Piece Comment

The Mushroom


In Vienna during the 1820s Franz Peter Schubert’s friends nicknamed him “Schwammerl,” mushroom. He was a squat, bespectacled fellow who managed to survive by sponging from his pals and admirers. Of all great composers he was perhaps the poorest, having earned during his lifetime—I long ago read—the equivalent of maybe fifty dollars (this figure may be revised upward to three or four hundred dollars to reflect 2010). According to legend he was so poor that at one point he used wrapping paper from a butcher shop to compose upon. He was so prolific that, as the story goes, while out walking one day in Vienna, he overheard part of a song played by street musicians and asked his friend whose song that was, only to hear his friend say that in fact he, Schubert, had composed it—along with some six hundred other songs.
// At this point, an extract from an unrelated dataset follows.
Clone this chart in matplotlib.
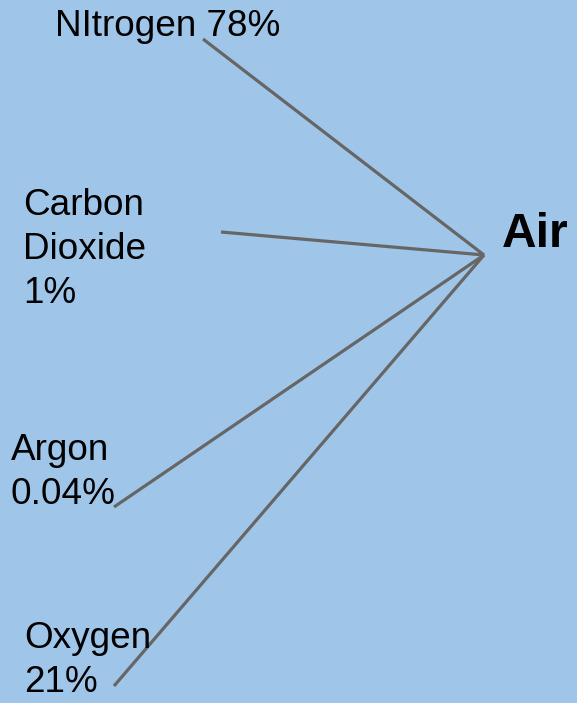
import matplotlib.pyplot as plt

plt.rcParams['font.family'] = ['Liberation Sans', 'DejaVu Sans']

# Data
CENTER = 'Air'
GASES = ['NItrogen', 'Carbon\nDioxide', 'Argon', 'Oxygen']
SHARES = ['78%', '1%', '0.04%', '21%']

# Layout (pixel coordinates, origin top-left)
W, H = 577, 703
HUB = (484, 255)
LINE_ENDS = [(203, 39), (221, 232), (114, 507), (114, 686)]
LABEL_POS = [(55, 36), (23, 215), (11, 460), (24, 648)]
INLINE = [True, False, False, False]   # share on same line as the name
LINE_STEP = 44
BG = '#9fc5e8'
LINE_COLOR = '#666666'


def main():
    fig = plt.figure(figsize=(W / 100, H / 100), dpi=100)
    fig.patch.set_facecolor(BG)
    ax = fig.add_axes([0, 0, 1, 1])
    ax.set_facecolor(BG)
    ax.set_xlim(0, W)
    ax.set_ylim(H, 0)
    ax.axis('off')

    for (x_end, y_end) in LINE_ENDS:
        ax.plot([x_end, HUB[0]], [y_end, HUB[1]], color=LINE_COLOR,
                linewidth=2.3, solid_capstyle='butt')

    for name, share, (x, y), inline in zip(GASES, SHARES, LABEL_POS, INLINE):
        if inline:
            lines = [f'{name} {share}']
        else:
            lines = name.split('\n') + [share]
        for i, line in enumerate(lines):
            ax.text(x, y + i * LINE_STEP, line, fontsize=26.6, color='black',
                    ha='left', va='baseline')

    ax.text(502, 247, CENTER, fontsize=34.5, fontweight='bold', color='black',
            ha='left', va='baseline')

    fig.savefig('out.png', dpi=100, facecolor=BG)


if __name__ == '__main__':
    main()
To top it off—or bottom things out!—he died at thirty-one, leaving no heirs, possibly gay, with most of his music unpublished.

Today he needs no introduction. Listen to his E-flat Major Piano Trio, D. 929, and experience the Master for yourself. I especially want to recommend this Trio’s andante second movement (some twenty-six minutes into the podcast), which has been used in half-a-dozen movies, including Stanley Kubrick’s “Barry Lyndon.” None of Schubert’s other masterpieces, including his “Unfinished Symphony” and his “Great C-Major Symphony,” matches this single movement. in terms of sheer poignancy and melodic depth; it’s like Chopin’s “Raindrop Prelude” on a larger scale. Like me, you may want to say, “Encore, encore!” and replay the second movement time and again.

David Finckel, Wu Han, and Philip Setzer perform Schubert’s incomparable Piano Trio with soulful panache.